Similarly, the defense surrendered at least 350 yards in five losses. But Cincinnati persevered on 189 and 292 yards on Dec. 30, 2012, and Jan. 3, 2016, respectively, and the Ravens won on Nov. 10, 2013, and Nov. 27, 2016, despite giving up 364 and 325 yards, respectively.
And then there are the struggles that Flacco has had against the Bengals. He has been intercepted 21 times (10 more than any other opponent) and thrown just 16 touchdown passes in 17 career games against Cincinnati. He also has been sacked 35 times, which is the second-highest total against any other team.
While acknowledging that Paul Brown Stadium "is a tough place to play," Flacco will rely on a simple formula for Sunday.
"You have to forget about all of that," he said. "When you walk into the stadium, you can't be thinking about all the bad times you have had there. You have to completely wipe those out of your mind and go in with an open mind and act like you have never seen this place before and it is brand new to you, and when we win this week, it will be a whole new feeling as to how that stadium feels when we walk in it.
"Yes, you have to make sure everybody blocks out the bad feeling you have had about that place, because obviously, when you walk into your home stadium, you feel at home. When you walk into places that you have won, you probably feel more at home. You have to make sure you feel that way when you walk into this place, too."
Bengals coach Marvin Lewis took a diplomatic approach when asked about his team's recent run of success against the Bengals.

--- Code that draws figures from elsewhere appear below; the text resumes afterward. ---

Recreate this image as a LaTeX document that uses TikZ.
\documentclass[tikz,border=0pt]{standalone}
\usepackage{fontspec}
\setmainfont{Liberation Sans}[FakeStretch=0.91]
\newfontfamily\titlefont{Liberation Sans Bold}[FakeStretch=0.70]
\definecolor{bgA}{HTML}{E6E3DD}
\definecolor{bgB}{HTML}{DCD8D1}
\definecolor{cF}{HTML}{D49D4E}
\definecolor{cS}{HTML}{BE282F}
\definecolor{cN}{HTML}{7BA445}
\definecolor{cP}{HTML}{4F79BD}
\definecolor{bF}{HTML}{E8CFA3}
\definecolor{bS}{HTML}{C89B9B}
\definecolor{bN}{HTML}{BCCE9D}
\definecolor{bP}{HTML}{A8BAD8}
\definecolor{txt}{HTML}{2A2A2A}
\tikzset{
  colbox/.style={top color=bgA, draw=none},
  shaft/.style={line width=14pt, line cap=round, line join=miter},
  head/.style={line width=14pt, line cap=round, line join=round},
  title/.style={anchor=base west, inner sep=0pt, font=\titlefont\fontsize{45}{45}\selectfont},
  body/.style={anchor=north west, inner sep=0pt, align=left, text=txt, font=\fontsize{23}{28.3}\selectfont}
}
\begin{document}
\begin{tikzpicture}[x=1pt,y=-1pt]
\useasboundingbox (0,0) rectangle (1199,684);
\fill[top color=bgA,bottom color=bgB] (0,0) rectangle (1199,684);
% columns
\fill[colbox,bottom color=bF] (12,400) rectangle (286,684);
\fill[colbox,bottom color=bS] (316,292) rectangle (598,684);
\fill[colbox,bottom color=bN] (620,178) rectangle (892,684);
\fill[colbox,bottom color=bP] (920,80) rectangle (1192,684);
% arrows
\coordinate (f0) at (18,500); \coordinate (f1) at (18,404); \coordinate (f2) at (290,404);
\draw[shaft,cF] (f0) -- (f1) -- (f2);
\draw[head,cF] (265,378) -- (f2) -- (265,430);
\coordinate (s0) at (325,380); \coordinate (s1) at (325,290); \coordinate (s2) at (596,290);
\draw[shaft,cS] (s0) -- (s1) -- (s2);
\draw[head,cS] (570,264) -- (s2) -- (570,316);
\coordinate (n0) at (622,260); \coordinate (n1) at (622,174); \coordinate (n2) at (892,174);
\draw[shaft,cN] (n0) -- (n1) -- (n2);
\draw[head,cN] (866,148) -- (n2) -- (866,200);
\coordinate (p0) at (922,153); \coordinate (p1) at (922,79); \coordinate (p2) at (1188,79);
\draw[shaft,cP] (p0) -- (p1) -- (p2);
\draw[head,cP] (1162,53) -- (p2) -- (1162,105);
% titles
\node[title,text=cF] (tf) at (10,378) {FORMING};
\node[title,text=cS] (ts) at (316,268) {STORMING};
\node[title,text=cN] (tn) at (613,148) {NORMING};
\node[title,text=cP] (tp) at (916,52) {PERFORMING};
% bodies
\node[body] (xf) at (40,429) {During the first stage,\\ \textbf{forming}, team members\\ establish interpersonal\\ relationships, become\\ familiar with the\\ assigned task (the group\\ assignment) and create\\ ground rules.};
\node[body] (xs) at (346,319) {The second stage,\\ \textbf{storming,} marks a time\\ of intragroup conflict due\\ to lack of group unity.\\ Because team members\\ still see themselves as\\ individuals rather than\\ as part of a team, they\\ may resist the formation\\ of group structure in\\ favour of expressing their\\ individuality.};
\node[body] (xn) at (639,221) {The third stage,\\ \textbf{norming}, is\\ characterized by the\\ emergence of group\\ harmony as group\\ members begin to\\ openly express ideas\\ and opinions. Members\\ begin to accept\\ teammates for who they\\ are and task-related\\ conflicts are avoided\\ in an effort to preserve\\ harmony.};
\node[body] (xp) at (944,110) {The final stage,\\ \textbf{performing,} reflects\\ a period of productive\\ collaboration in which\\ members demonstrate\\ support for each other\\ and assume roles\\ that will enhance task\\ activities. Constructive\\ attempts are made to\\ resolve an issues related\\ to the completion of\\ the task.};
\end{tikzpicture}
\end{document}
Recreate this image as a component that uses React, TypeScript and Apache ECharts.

"I know it's going to be a very physical game, very close," the former Ravens defensive coordinator said during a conference call. "They're well-put together, a physical football team, well-coached. We just have to play to our very best. That's what I explain to our guys each and every time and the way it's going to unfold. We've just got to keep chopping wood and keep hanging in there."
Since he was drafted by the organization in 2011, cornerback Jimmy Smith has enjoyed only one victory in Cincinnati. He said there's a strong sense of familiarity when the two sides clash.
"It's like fighting your brother," Smith said. "We've got to go out there and compete. We have to out-execute them."
The Bengals used April's NFL draft to add running back Joe Mixon and wide receiver John Ross to an offense that already includes wide receiver A.J. Green, tight end Tyler Eifert, and quarterback Andy Dalton. Strong safety Eric Weddle revealed that the team has been watching film of Cincinnati for the last four weeks.
"This is an important game," he said. "It's not just the beginning of a new season and new aspirations, but we haven't won there in five years. We know the problems and the matchups they present towards us, especially when we play there."
Ravens coach John Harbaugh said he did not get a sense that the players are placing extra importance on Sunday's game.